Common Pennsylvania HOA dispute questions

What governs HOA enforcement in Pennsylvania?

The Pennsylvania Uniform Planned Community Act, 68 Pa. Cons. Stat. §§ 5101–5414. § 5302 requires the HOA to follow the procedures in the declaration before any enforcement action. A procedural defect under the CC&Rs is also a procedural defect under state law.

Can I see my Pennsylvania HOA's financial records?

Yes. 68 Pa. Cons. Stat. § 5313 gives Pennsylvania unit owners the right to inspect association financial statements and records. The HOA must make records open for inspection at reasonable times and locations.

How much notice must a Pennsylvania HOA give before a fine?
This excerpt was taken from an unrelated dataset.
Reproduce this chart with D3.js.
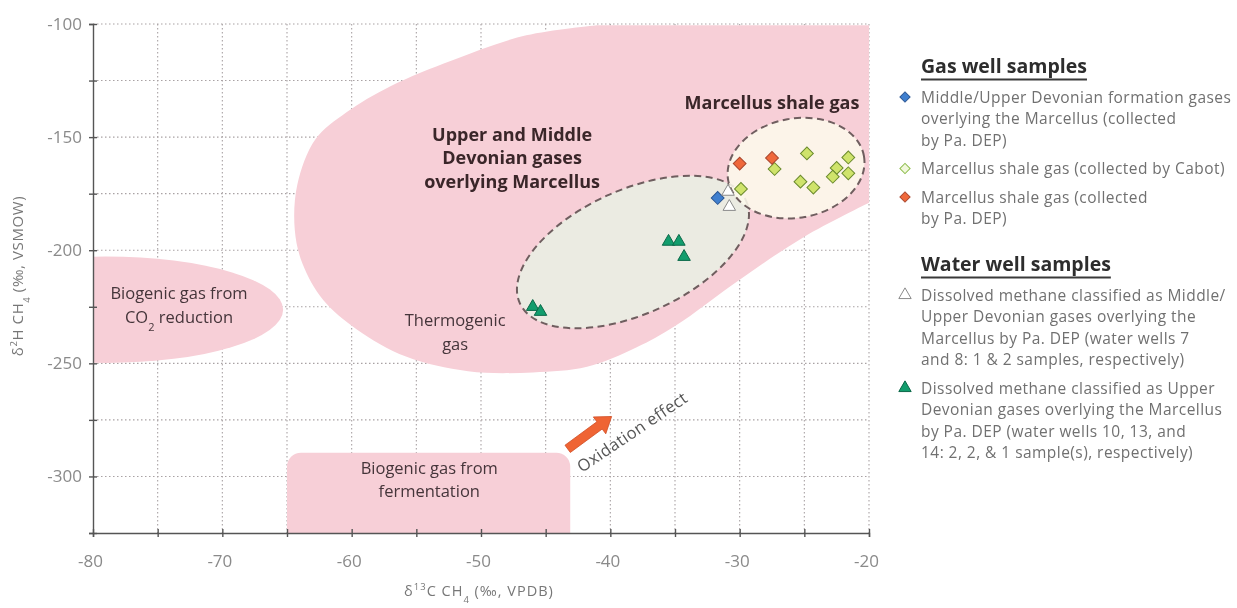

The notice period is whatever the declaration specifies — and 68 Pa. Cons. Stat. § 5302 makes those procedures enforceable under state law. The dispute letter pulls the specific declaration clause and demonstrates the board's specific procedural failure.

Can a Pennsylvania HOA enforce a prior board's verbal approval?

Generally yes — the HOA is the same legal entity regardless of which volunteers sit on the board. If you can document a prior approval (email, meeting minutes, signed ARC form), § 5302's procedural framework supports a defense that the HOA cannot now retroactively un-approve the modification.

Push back on your Pennsylvania HOA.

Statute cited. CC&R clause referenced. Delivered as a print-ready PDF in under 5 minutes.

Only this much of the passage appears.